Aesthetics and State Projects

After President Morsi was elected, his call for a “national Renaissance (nahḍa) plan” entailed “cleaning up the homeland,” and categorized anti-Morsy protesters as “dirty” and “uncivilized.”

After the coup that brought President Abd al-Fattah as-Sisi to power, both Morsi supporters and the youth organizers of the original protests (many now protesting the antidemocratic actions of President as-Sisi) were subject to the same kinds of criticisms (and justifications for suppression).

  • Morsy supporters, and Islamists more generally, were maligned as barbaric, uncivilized Others, whose clothing, voices, styles and modes of consumption were vulgar, and whose religiosity exceeded appropriate bounds of moderation.
  • The original Tahrir demonstrators were recast as unpatriotic, coarse, immature, and prone to criminality.

Power and Precarity

Winegar argues further that the power of aesthetic ordering as a contested political principle across all these political visions rests on the precarity of both middle classness and utopian schemes of revolution.

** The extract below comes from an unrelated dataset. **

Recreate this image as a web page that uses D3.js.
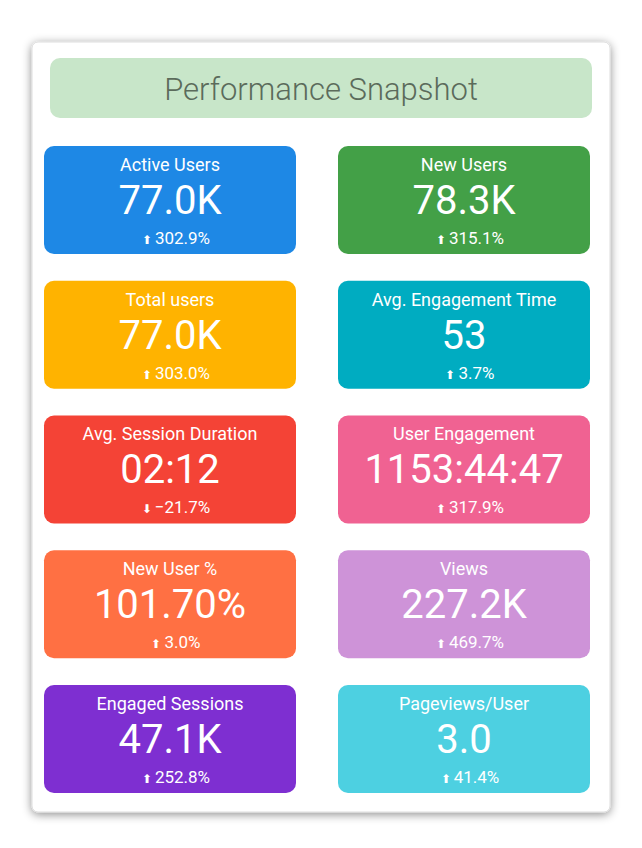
<!DOCTYPE html>
<html><head><meta charset="utf-8">
<script src="https://cdn.jsdelivr.net/npm/d3@7"></script>
<style>body{margin:0;background:#fff;font-family:Roboto,"Noto Sans",sans-serif;}</style>
</head><body><svg id="c" width="642" height="848"></svg>
<script>
const title = "Performance Snapshot";
const labels = ["Active Users","New Users","Total users","Avg. Engagement Time","Avg. Session Duration","User Engagement","New User %","Views","Engaged Sessions","Pageviews/User"];
const values = ["77.0K","78.3K","77.0K","53","02:12","1153:44:47","101.70%","227.2K","47.1K","3.0"];
const deltas = [302.9,315.1,303.0,3.7,-21.7,317.9,3.0,469.7,252.8,41.4];
const colors = ["#1e88e5","#43a047","#ffb300","#00acc1","#f44336","#f06292","#ff7043","#ce93d8","#7e2fd1","#4dd0e1"];

const svg = d3.select("#c");
const defs = svg.append("defs");
const f = defs.append("filter").attr("id","sh").attr("x","-10%").attr("y","-10%").attr("width","120%").attr("height","120%");
f.append("feDropShadow").attr("dx",0).attr("dy",2).attr("stdDeviation",5).attr("flood-color","#000").attr("flood-opacity",0.45);
svg.append("rect").attr("x",32).attr("y",42).attr("width",578).attr("height",770).attr("rx",6).attr("fill","#fff").attr("stroke","#ddd").attr("filter","url(#sh)");
svg.append("rect").attr("x",50).attr("y",58).attr("width",542).attr("height",60).attr("rx",10).attr("fill","#c8e6c9");
svg.append("text").attr("x",321).attr("y",100).attr("text-anchor","middle").attr("font-size",31).attr("font-weight",300).attr("fill","#5b6b5b").text(title);

const idx = d3.range(labels.length);
const col = d3.scaleOrdinal().domain([0,1]).range([44,338]);
const row = d3.scaleBand().domain(d3.range(5)).range([146,793]).paddingInner(0.1985).paddingOuter(0);
const W = 252, H = row.bandwidth();
const g = svg.selectAll("g.card").data(idx).join("g").attr("class","card")
  .attr("transform", i => `translate(${col(i%2)},${row(Math.floor(i/2))})`);
g.append("rect").attr("width",W).attr("height",H).attr("rx",10).attr("fill",i=>colors[i]);
g.append("text").attr("x",W/2).attr("y",25).attr("text-anchor","middle").attr("font-size",18).attr("fill","#fff").text(i=>labels[i]);
g.append("text").attr("x",W/2).attr("y",68).attr("text-anchor","middle").attr("font-size",40).attr("fill","#fff").text(i=>values[i]);
const d = g.append("text").attr("x",W/2+6).attr("y",98).attr("text-anchor","middle").attr("font-size",17).attr("fill","#fff");
d.append("tspan").attr("font-size",12).text(i=>deltas[i]>=0?"⬆ ":"⬇ ");
d.append("tspan").text(i=>d3.format(".1f")(deltas[i])+"%");
</script></body></html>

The term precarity refers to situations of ambiguity and risk. Middle class identity is partly a matter of income and economic networks, and in a country like Egypt, in an economy shaped by neoliberal economics, this is can be a precarious position in itself.

But middle class identities are also precarious, depending on the ability of people aspiring to middle class status to distinguish themselves at once from the laziness and dirtiness they attribute to the poor, and at the same time from the immorality they attribute to the wealthy.

The article appears in the latest edition of American Ethnologist

Reference

Winegar, Jessica. 2016. A civilized revolution: Aesthetics and political action in Egypt. American Ethnologist 43(4): 609-622.